#64 Can I trust in data?

Can you trust your organization’s data? As an example: according to Talend´s 2021 data health survey, 44% of finance executives said that they make the majority of their decisions without relying on data. Why can´t decision-makers trust in data?


Today, data is available everywhere. Various devices, web applications, sensors and e-services collect data without even any active user intervention. Also people are producing more and more different kinds of data. Even if the machines themselves don´t make errors, erroneous data is still generated. So, instead of quantity, it eventually is nowadays more about trust in data.


what does it mean to trust in data?


Trust in data means trust that the data is healthy and can be used as a basis. Trust is the ability to successfully utilize data and use it to measure and develop business, for example. Just like in human relationships, including data, it is trust that ultimately matters. Trust should not be based on beliefs and assumptions.


How can you measure and estimate trust in data?


One key and probably the most important element of data trust is the quality of data. Data quality topic was more widely covered in previous post: #47 What does the quality of data matter? But the data quality isn´t all what is needed. For example, if the data isn´t available when needed or its access, ownership or usage rights are unclear, you cannot trust it.


Other significant dimension are:


Thoroughness - is the data clean, complete, and consistent?

Transparency - is the data accessible and understandable?

Interoperability and compatibility - Can you achieve data interoperability? Is the data compatible? Or harmonized?

Security - Are there clear process of protecting the data from unauthorized access and data corruption?

Timeliness - is the data up-to-date and readily available to the people who need it?

Traceable - Does the data tell you its origin, where it came from and how it has been used? Are the parties and their roles identifiable?

Tested - Has the data been rated and certified by other users? Or does the provider have descriptions of the testings?


By measuring all the different dimensions of data trust and trying to form some kind of measurement value or trust score, data users can be shown how trustworthy the data is.

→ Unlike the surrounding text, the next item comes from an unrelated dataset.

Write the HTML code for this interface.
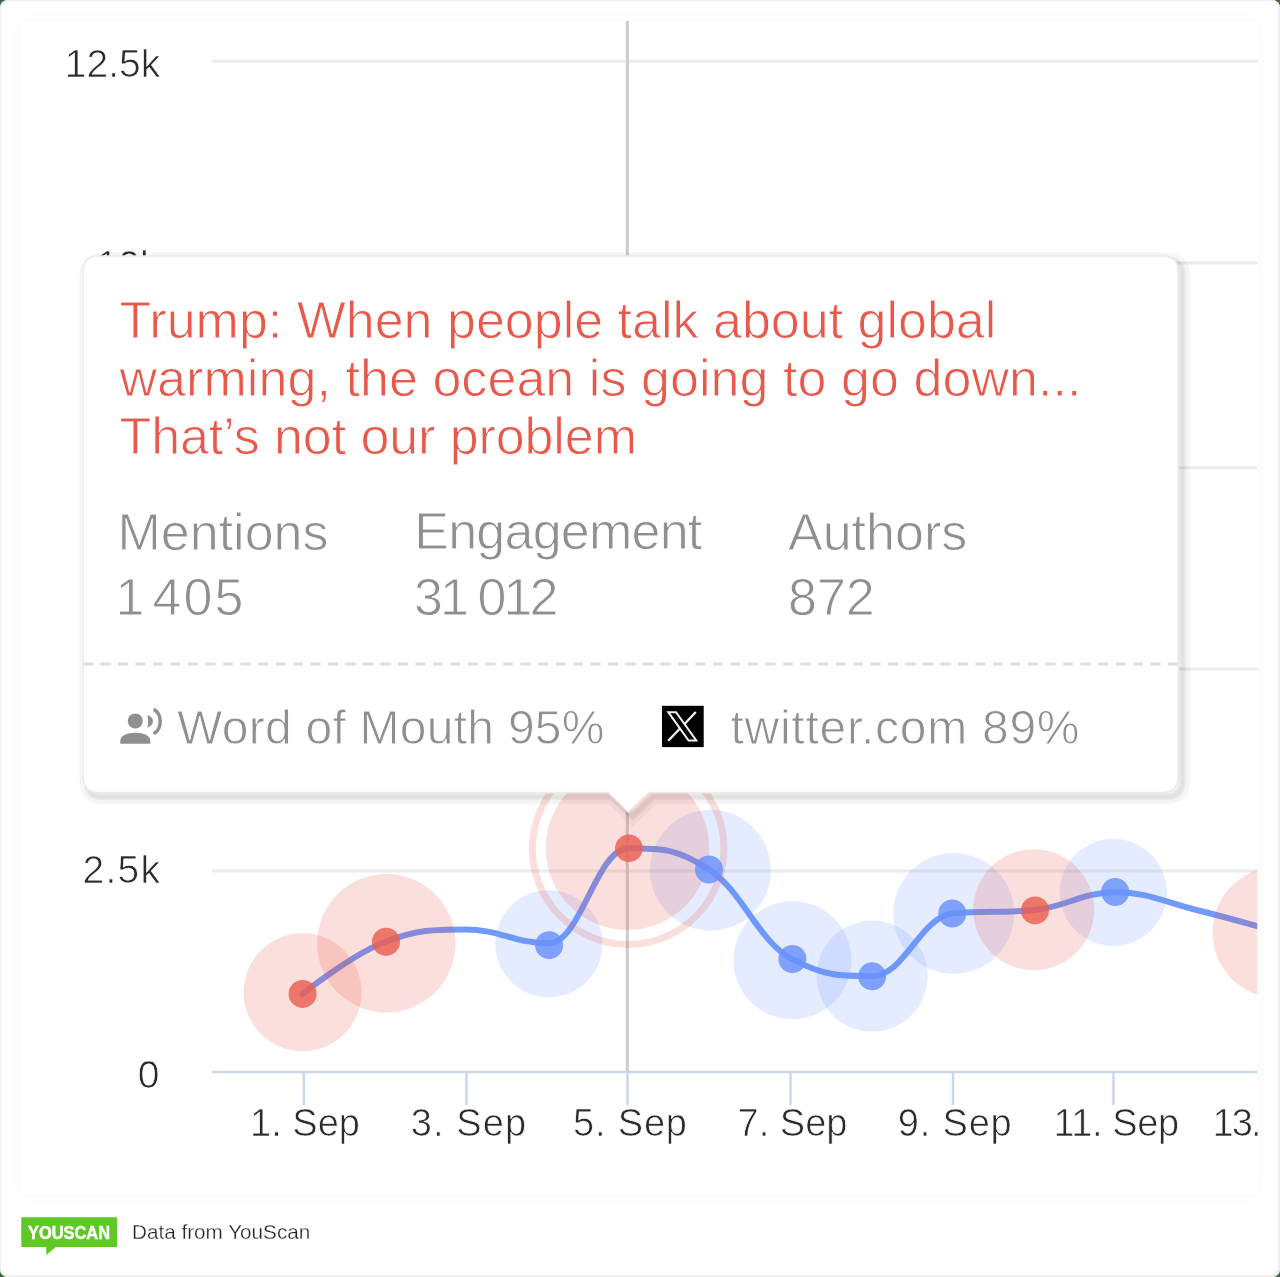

When calculating the trust score, you can also ask the data provider and users for a rating (e.g. from 1 to 5) of the data and its different dimensions. Some of the trust score factors can be calculated automatically (machine-based), using for example AI and ML, according to defined conditions. For example, how comprehensively the data has a particular value, whether there are errors in the values or whether there are anomalies in the data? Data score can significantly affect data price and demand. Just like in other assets and products.


The rules of trust score calculation should always be clearly and transparently communicated to users and described as to where it should be used and where not.

In many cases, 100% trust is not needed or even achievable. It all depends on the business requirements. Often the most important thing is to get the data flowing at all, so that, for example, quality issues can be looked at and trust in the data can begin to develop.


The rules of trust score calculation should always be clearly and transparently communicated to users and described as to where data should be used and where not. Trust is built gradually, so try to concretize things and seek milestones.